Activists for undocumented students seek “action-oriented” SGA legislation

Activists for undocumented students are asking Georgia State’s Student Government Association (SGA) senate to buckle down to fight policies which bar undocumented students from the state’s top colleges.

At SGA’s Oct. 13 senate meeting Laura Emiko Soltis, executive director of Freedom University (FU), and Angel Almora, an undocumented FU student, urged senators to adopt a beefed-up version of last year’s legislation, which supported the rights of undocumented immigrants.

Current policies effected by the University System of Georgia’s Board of Regents (BOR) disallow “a person who is not lawfully in the United States” from enrolling at the state’s top universities or paying in-state tuition at any System school. Activists for undocumented immigrants and Deferred Action for Childhood Arrivals (DACA) students hope to change that.

Soltis, Almora, Georgia State’s Progressive Student Alliance, and other organizations want SGA to use its muscle to earn the help of University President Mark Becker, who’s thus far remained tight-lipped on the matter.

“We encourage the SGA to hold President Becker accountable to Georgia State’s implementation of these policies and to ask him to use his considerable influence to publicly denounce the Board of Regents’ policies,” Soltis told The Signal.

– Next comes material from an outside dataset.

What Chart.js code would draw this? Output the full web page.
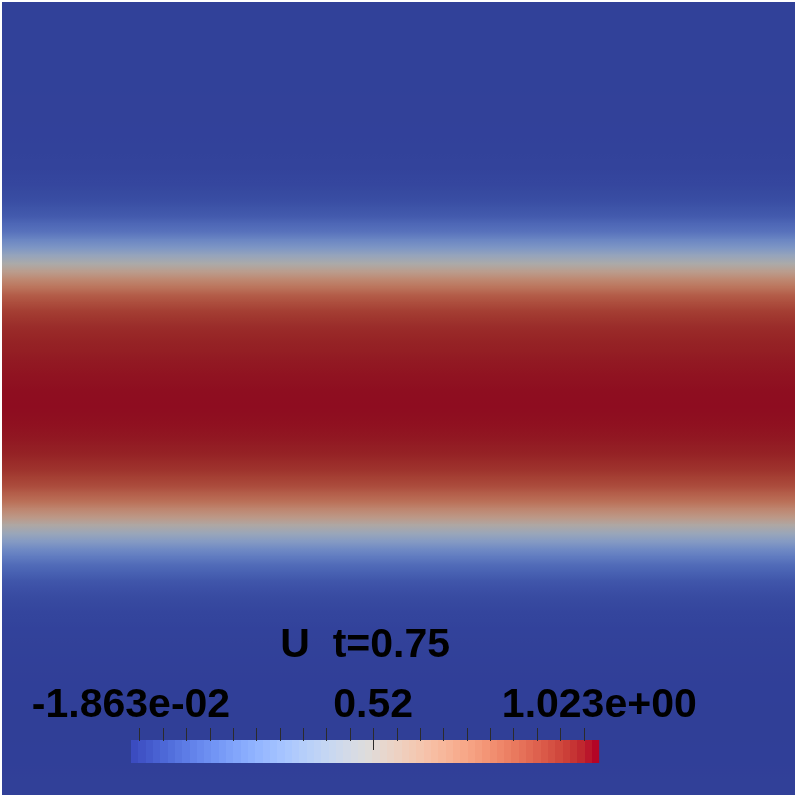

SGA Executive Vice President Shamari Southwell said he thinks, once the bill is introduced, the student government will be on-board with ratifying more active legislation

“Being that student governments in the other top five public Georgia universities have coordinated and even led protests in support of DACA students, I don’t think anyone outside the Board of Regents will take issue with it,” he told The Signal.